What A-level subjects are needed or essential for law? 

None! While law is a subject available at A-level, you may be pleasantly surprised to hear that you don’t have to have taken it in order to progress onto a law degree later – this is normally open to you with any A-levels.

This is good news if you’re not 100% certain that law is the degree path you want to pursue (or if you change your mind by the time you apply to university); you can keep your A-level choices open, rather than restrict them in order to meet any law course entry requirements. Learn more about what universities think of A-level law.

That said, certain A-level choices will help prepare you for law at degree level, and may give you an edge over other applicants in this competitive subject area.

Students who want to take law are often told to study the likes of English literature and law at A-level, but I personally think people should study what they like and are good at. Law students don't have to study law beforehand.
I think English and history probably help in the sense that they refine your essay writing skills. My essay writing skills needed work when I got to university, but I caught up in the end! Anke Batty, Lawyer

Read our full lawyer Q&A, including more about applying to and studying law at university, the life of a lawyer and more.

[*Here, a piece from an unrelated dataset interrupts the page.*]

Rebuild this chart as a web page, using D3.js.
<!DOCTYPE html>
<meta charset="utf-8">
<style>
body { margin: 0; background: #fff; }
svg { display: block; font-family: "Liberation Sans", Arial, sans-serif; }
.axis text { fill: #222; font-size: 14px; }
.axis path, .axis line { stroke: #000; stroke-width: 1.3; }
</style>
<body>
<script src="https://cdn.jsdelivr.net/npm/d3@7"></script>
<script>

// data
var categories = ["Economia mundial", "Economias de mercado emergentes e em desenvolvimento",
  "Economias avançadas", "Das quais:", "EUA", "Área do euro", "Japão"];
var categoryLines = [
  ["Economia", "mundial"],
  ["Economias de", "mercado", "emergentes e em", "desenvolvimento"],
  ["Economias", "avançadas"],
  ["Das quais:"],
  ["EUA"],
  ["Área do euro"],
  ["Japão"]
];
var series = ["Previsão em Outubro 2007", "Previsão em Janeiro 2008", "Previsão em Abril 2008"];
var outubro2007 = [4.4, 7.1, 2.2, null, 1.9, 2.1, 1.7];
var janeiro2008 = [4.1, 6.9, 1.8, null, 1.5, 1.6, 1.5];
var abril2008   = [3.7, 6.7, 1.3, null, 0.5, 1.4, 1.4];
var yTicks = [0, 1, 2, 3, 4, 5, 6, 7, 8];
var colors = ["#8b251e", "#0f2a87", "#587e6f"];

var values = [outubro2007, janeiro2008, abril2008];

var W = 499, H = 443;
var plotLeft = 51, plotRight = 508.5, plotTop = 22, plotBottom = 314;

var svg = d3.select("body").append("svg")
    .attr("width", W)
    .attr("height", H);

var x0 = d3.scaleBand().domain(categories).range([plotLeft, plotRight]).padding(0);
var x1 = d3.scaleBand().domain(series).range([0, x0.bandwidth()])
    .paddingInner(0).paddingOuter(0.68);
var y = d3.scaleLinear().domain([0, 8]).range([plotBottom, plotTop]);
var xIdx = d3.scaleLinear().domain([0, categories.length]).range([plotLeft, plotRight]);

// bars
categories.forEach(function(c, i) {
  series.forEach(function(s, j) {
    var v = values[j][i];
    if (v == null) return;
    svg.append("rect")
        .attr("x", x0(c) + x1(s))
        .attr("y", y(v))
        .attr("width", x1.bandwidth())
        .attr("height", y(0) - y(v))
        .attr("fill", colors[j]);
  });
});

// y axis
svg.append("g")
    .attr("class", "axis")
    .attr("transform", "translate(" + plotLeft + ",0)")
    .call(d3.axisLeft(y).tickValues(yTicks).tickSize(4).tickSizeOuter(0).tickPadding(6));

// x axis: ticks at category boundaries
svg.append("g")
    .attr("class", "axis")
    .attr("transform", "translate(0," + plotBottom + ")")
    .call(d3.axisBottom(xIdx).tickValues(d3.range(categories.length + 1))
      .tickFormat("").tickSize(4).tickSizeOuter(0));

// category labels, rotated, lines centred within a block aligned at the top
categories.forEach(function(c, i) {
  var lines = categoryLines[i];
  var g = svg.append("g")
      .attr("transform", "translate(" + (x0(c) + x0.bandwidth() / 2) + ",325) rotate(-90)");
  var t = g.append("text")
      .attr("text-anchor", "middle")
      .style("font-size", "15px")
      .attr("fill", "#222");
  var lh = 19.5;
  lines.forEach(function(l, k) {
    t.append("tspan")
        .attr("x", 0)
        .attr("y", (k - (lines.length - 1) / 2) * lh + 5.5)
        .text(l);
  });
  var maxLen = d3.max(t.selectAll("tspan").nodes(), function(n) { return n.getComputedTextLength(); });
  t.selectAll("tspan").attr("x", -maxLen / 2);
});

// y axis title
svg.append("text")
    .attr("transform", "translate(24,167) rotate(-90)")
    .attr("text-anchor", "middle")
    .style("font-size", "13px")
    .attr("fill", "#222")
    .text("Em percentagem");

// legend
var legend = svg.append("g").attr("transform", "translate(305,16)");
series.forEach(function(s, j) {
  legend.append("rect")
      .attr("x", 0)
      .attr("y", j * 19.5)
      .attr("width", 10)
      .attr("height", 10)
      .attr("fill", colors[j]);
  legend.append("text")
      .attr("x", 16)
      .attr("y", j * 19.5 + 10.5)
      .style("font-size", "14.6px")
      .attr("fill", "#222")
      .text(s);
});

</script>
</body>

Watch now: How to choose your A-levels
 

Alternatively, what A-level subjects are useful for law?

  • critical thinking may help with the Law National Admissions Test (LNAT) – but to keep your options open, the subject is better done as a fifth AS-level.
  • essay-based subjects such as history or English will set you in good stead for law at degree level.
  • many law students take at least one 'facilitating' subject such as a foreign language, maths, science, English, history or geography, which are deemed as good choices for students who want to keep their degree options flexible.

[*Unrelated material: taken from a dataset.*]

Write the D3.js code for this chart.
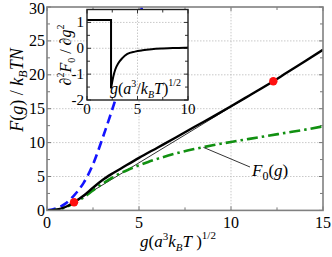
<!DOCTYPE html>
<html>
<head>
<meta charset="utf-8">
<script src="https://cdn.jsdelivr.net/npm/d3@7"></script>
<style>
  body { margin: 0; background: #fff; }
</style>
</head>
<body>
<div class="chart"></div>
<script>
// main panel curves
var gBlue = [0, 0.5, 1.0, 1.5, 2.0, 2.5, 3.0, 3.5, 4.0, 4.5, 5.0, 5.3];
var fBlue = [0, 0.3, 1.0, 2.3, 4.1, 6.8, 10.5, 14.5, 18.8, 23.5, 28.3, 31.5];

var gBlack = [0, 0.5, 1.0, 1.47, 2.0, 2.5, 3.0, 3.5, 4.0, 5.0, 6.0, 7.0, 8.0, 9.0, 10.0, 11.0, 12.3, 13.0, 14.0, 15.0];
var fBlack = [0, 0.12, 0.5, 1.2, 2.2, 3.35, 4.45, 5.35, 6.15, 7.75, 9.25, 10.75, 12.3, 13.8, 15.35, 16.95, 19.05, 20.25, 21.95, 23.7];

var gGreen = [0, 0.5, 1.0, 1.47, 2.0, 2.5, 3.0, 3.5, 4.0, 4.5, 5.0, 5.5, 6.0, 7.0, 8.0, 9.0, 10.0, 11.0, 12.0, 13.0, 14.0, 15.0];
var fGreen = [0, 0.1, 0.45, 1.1, 1.95, 2.95, 3.9, 4.75, 5.5, 6.1, 6.65, 7.15, 7.6, 8.4, 9.05, 9.6, 10.1, 10.55, 11.0, 11.45, 11.9, 12.4];

// common tangent points (red dots)
var gTangent = [1.47, 12.3];
var fTangent = [1.2, 19.05];

// inset: second derivative of F0
var gStep = [0, 2.38, 2.38];
var dStep = [1.09, 1.09, -1.55];
var gRecover = [2.38, 2.6, 2.8, 3.1, 3.5, 4.0, 4.75, 5.5, 6.4, 7.5, 8.5, 9.7, 10];
var dRecover = [-1.55, -1.1, -0.82, -0.58, -0.38, -0.22, -0.13, -0.08, -0.04, -0.01, 0.01, 0.02, 0.03];

var mainXTicks = [0, 5, 10, 15];
var mainYTicks = [0, 5, 10, 15, 20, 25, 30];
var insetXTicks = [0, 5, 10];
var insetYTicks = [-2, -1, 0, 1];

// find an installed serif face
function pickFont(cands) {
  var ctx = document.createElement("canvas").getContext("2d");
  var probe = "mmmmmmmmmmlli1WQ";
  ctx.font = "40px monospace";
  var base = ctx.measureText(probe).width;
  for (var i = 0; i < cands.length; i++) {
    ctx.font = "40px '" + cands[i] + "', monospace";
    if (Math.abs(ctx.measureText(probe).width - base) > 0.5) return "'" + cands[i] + "'";
  }
  return "serif";
}
var serif = pickFont(["Liberation Serif", "Times New Roman", "Tinos", "DejaVu Serif", "Noto Serif", "FreeSerif"]);

var W = 332, H = 257;
var svg = d3.select(".chart").append("svg")
    .attr("width", W).attr("height", H)
    .style("font-family", serif + ", serif");

var x = d3.scaleLinear().domain([0, 15]).range([47, 323]);
var y = d3.scaleLinear().domain([0, 30]).range([210.4, 7]);

svg.append("clipPath").attr("id", "clipMain")
  .append("rect")
    .attr("x", x(0)).attr("y", y(30))
    .attr("width", x(15) - x(0)).attr("height", y(0) - y(30));

// grid
svg.append("g").selectAll("line")
  .data([5, 10])
  .enter().append("line")
    .attr("x1", function(d) { return x(d); }).attr("x2", function(d) { return x(d); })
    .attr("y1", y(0)).attr("y2", y(30))
    .attr("stroke", "#bbb").attr("stroke-width", 0.8).attr("stroke-dasharray", "1.5,1.5");
svg.append("g").selectAll("line")
  .data([5, 10, 15, 20, 25])
  .enter().append("line")
    .attr("y1", function(d) { return y(d); }).attr("y2", function(d) { return y(d); })
    .attr("x1", x(0)).attr("x2", x(15))
    .attr("stroke", "#bbb").attr("stroke-width", 0.8).attr("stroke-dasharray", "1.5,1.5");

// ticks inside on all sides
function minorMajor(max, step) { return d3.range(0, max + 0.01, step); }
var tk = svg.append("g").attr("stroke", "#777").attr("stroke-width", 1);
minorMajor(15, 2.5).forEach(function(v) {
  var len = (v % 5 === 0) ? 4 : 3;
  tk.append("line").attr("x1", x(v)).attr("x2", x(v)).attr("y1", y(0)).attr("y2", y(0) - len);
  tk.append("line").attr("x1", x(v)).attr("x2", x(v)).attr("y1", y(30)).attr("y2", y(30) + len);
});
minorMajor(30, 2.5).forEach(function(v) {
  var len = (v % 5 === 0) ? 4 : 3;
  tk.append("line").attr("y1", y(v)).attr("y2", y(v)).attr("x1", x(0)).attr("x2", x(0) + len);
  tk.append("line").attr("y1", y(v)).attr("y2", y(v)).attr("x1", x(15)).attr("x2", x(15) - len);
});

// curves
var line = d3.line()
    .x(function(d) { return x(d[0]); })
    .y(function(d) { return y(d[1]); })
    .curve(d3.curveMonotoneX);

var plot = svg.append("g").attr("clip-path", "url(#clipMain)");

plot.append("path")
    .attr("d", line(d3.zip(gBlue, fBlue)))
    .attr("fill", "none").attr("stroke", "#1414ff").attr("stroke-width", 2.6)
    .attr("stroke-dasharray", "9,5");

plot.append("path")
    .attr("d", d3.line().x(function(d) { return x(d[0]); }).y(function(d) { return y(d[1]); })(d3.zip(gTangent, fTangent)))
    .attr("fill", "none").attr("stroke", "#000").attr("stroke-width", 0.8);

plot.append("path")
    .attr("d", line(d3.zip(gGreen, fGreen)))
    .attr("fill", "none").attr("stroke", "#119011").attr("stroke-width", 2.6)
    .attr("stroke-dasharray", "11,4,2.5,4");

plot.append("path")
    .attr("d", line(d3.zip(gBlack, fBlack)))
    .attr("fill", "none").attr("stroke", "#000").attr("stroke-width", 2.4);

plot.selectAll("circle")
  .data(d3.zip(gTangent, fTangent))
  .enter().append("circle")
    .attr("cx", function(d) { return x(d[0]); })
    .attr("cy", function(d) { return y(d[1]); })
    .attr("r", 4.2).attr("fill", "#ff1010");

// frame
svg.append("rect")
    .attr("x", x(0)).attr("y", y(30))
    .attr("width", x(15) - x(0)).attr("height", y(0) - y(30))
    .attr("fill", "none").attr("stroke", "#808080").attr("stroke-width", 1.6);

// tick labels
svg.append("g").selectAll("text")
  .data(mainXTicks)
  .enter().append("text")
    .attr("x", function(d) { return x(d); }).attr("y", 228)
    .attr("text-anchor", "middle").style("font-size", "16px")
    .text(function(d) { return d; });
svg.append("g").selectAll("text")
  .data(mainYTicks)
  .enter().append("text")
    .attr("x", 45).attr("y", function(d) { return Math.max(y(d) + 5.5, 14); })
    .attr("text-anchor", "end").style("font-size", "16px")
    .text(function(d) { return d; });

// F0(g) label with leader
svg.append("line")
    .attr("x1", x(8.5)).attr("y1", y(9.3))
    .attr("x2", 250).attr("y2", 167)
    .attr("stroke", "#000").attr("stroke-width", 0.8);
var f0 = svg.append("text").attr("x", 252).attr("y", 176).style("font-size", "17px");
f0.append("tspan").style("font-style", "italic").text("F");
f0.append("tspan").attr("dy", 4).style("font-size", "12px").text("0");
f0.append("tspan").attr("dy", -4).text("(");
f0.append("tspan").style("font-style", "italic").text("g");
f0.append("tspan").text(")");

// axis titles
var xl = svg.append("text").attr("x", 140).attr("y", 247).style("font-size", "17px");
xl.append("tspan").style("font-style", "italic").text("g");
xl.append("tspan").text("(");
xl.append("tspan").style("font-style", "italic").text("a");
xl.append("tspan").attr("dy", -7).style("font-size", "11px").text("3");
xl.append("tspan").attr("dy", 7).style("font-style", "italic").text("k");
xl.append("tspan").attr("dy", 4).style("font-size", "11px").style("font-style", "italic").text("B");
xl.append("tspan").attr("dy", -4).style("font-style", "italic").text("T");
xl.append("tspan").text(" )");
xl.append("tspan").attr("dy", -8).style("font-size", "11px").text("1/2");

var yl = svg.append("text")
    .attr("transform", "translate(23,90) rotate(-90)")
    .attr("text-anchor", "middle").style("font-size", "18px");
yl.append("tspan").style("font-style", "italic").text("F");
yl.append("tspan").text("(");
yl.append("tspan").style("font-style", "italic").text("g");
yl.append("tspan").text(") / ");
yl.append("tspan").style("font-style", "italic").text("k");
yl.append("tspan").attr("dy", 4).style("font-size", "12px").style("font-style", "italic").text("B");
yl.append("tspan").attr("dy", -4).style("font-style", "italic").text("TN");

// ---------- inset ----------
var xi = d3.scaleLinear().domain([0, 10]).range([87, 188]);
var yi = d3.scaleLinear().domain([-2, 1.5]).range([100, 9.5]);

svg.append("rect")
    .attr("x", xi(0)).attr("y", yi(1.5))
    .attr("width", xi(10) - xi(0)).attr("height", yi(-2) - yi(1.5))
    .attr("fill", "#fff");

var ig = svg.append("g");
ig.append("line").attr("x1", xi(5)).attr("x2", xi(5)).attr("y1", yi(-2)).attr("y2", yi(1.5))
  .attr("stroke", "#bbb").attr("stroke-width", 0.8).attr("stroke-dasharray", "1.5,1.5");
[-1, 0, 1].forEach(function(v) {
  ig.append("line").attr("y1", yi(v)).attr("y2", yi(v)).attr("x1", xi(0)).attr("x2", xi(10))
    .attr("stroke", "#bbb").attr("stroke-width", 0.8).attr("stroke-dasharray", "1.5,1.5");
});
var itk = svg.append("g").attr("stroke", "#333").attr("stroke-width", 1);
d3.range(0, 10.01, 2.5).forEach(function(v) {
  var len = (v % 5 === 0) ? 4 : 3;
  itk.append("line").attr("x1", xi(v)).attr("x2", xi(v)).attr("y1", yi(-2)).attr("y2", yi(-2) - len);
  itk.append("line").attr("x1", xi(v)).attr("x2", xi(v)).attr("y1", yi(1.5)).attr("y2", yi(1.5) + len);
});
d3.range(-2, 1.51, 0.5).forEach(function(v) {
  var len = (v % 1 === 0) ? 4 : 3;
  itk.append("line").attr("y1", yi(v)).attr("y2", yi(v)).attr("x1", xi(0)).attr("x2", xi(0) + len);
  itk.append("line").attr("y1", yi(v)).attr("y2", yi(v)).attr("x1", xi(10)).attr("x2", xi(10) - len);
});

var iline = d3.line()
    .x(function(d) { return xi(d[0]); })
    .y(function(d) { return yi(d[1]); });
svg.append("path")
    .attr("d", iline(d3.zip(gStep, dStep)))
    .attr("fill", "none").attr("stroke", "#000").attr("stroke-width", 2).attr("stroke-linejoin", "miter");
svg.append("path")
    .attr("d", iline.curve(d3.curveMonotoneX)(d3.zip(gRecover, dRecover)))
    .attr("fill", "none").attr("stroke", "#000").attr("stroke-width", 2);

svg.append("rect")
    .attr("x", xi(0)).attr("y", yi(1.5))
    .attr("width", xi(10) - xi(0)).attr("height", yi(-2) - yi(1.5))
    .attr("fill", "none").attr("stroke", "#222").attr("stroke-width", 1.4);

svg.append("g").selectAll("text")
  .data(insetXTicks)
  .enter().append("text")
    .attr("x", function(d) { return xi(d); }).attr("y", 114)
    .attr("text-anchor", "middle").style("font-size", "15px")
    .text(function(d) { return d; });
svg.append("g").selectAll("text")
  .data(insetYTicks)
  .enter().append("text")
    .attr("x", 84).attr("y", function(d) { return yi(d) + 5; })
    .attr("text-anchor", "end").style("font-size", "15px")
    .text(function(d) { return d; });

var il = svg.append("text").attr("x", 110).attr("y", 94).style("font-size", "16px");
il.append("tspan").style("font-style", "italic").text("g");
il.append("tspan").text("(");
il.append("tspan").style("font-style", "italic").text("a");
il.append("tspan").attr("dy", -7).style("font-size", "10px").text("3");
il.append("tspan").attr("dy", 7).text("/");
il.append("tspan").style("font-style", "italic").text("k");
il.append("tspan").attr("dy", 4).style("font-size", "10px").style("font-style", "italic").text("B");
il.append("tspan").attr("dy", -4).style("font-style", "italic").text("T");
il.append("tspan").text(")");
il.append("tspan").attr("dy", -8).style("font-size", "10px").text("1/2");

var iy = svg.append("text")
    .attr("transform", "translate(71,55) rotate(-90)")
    .attr("text-anchor", "middle").style("font-size", "16px");
iy.append("tspan").text("\u2202");
iy.append("tspan").attr("dy", -7).style("font-size", "10px").text("2");
iy.append("tspan").attr("dy", 7).style("font-style", "italic").text("F");
iy.append("tspan").attr("dy", 4).style("font-size", "10px").text("0");
iy.append("tspan").attr("dy", -4).text(" / \u2202");
iy.append("tspan").style("font-style", "italic").text("g");
iy.append("tspan").attr("dy", -7).style("font-size", "10px").text("2");
</script>
</body>
</html>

Choosing your A-levels? See where different combinations can lead with our Explorer tool.

 

Other typical A-levels taken by current law students

  • maths
  • law
  • French
     
You can browse law courses here on Which? University to learn more, including full entry requirements and the common A-level subjects current students apply with – compare these to get an idea of how flexible a university may be on the subjects they actually accept, against what they ask for upfront.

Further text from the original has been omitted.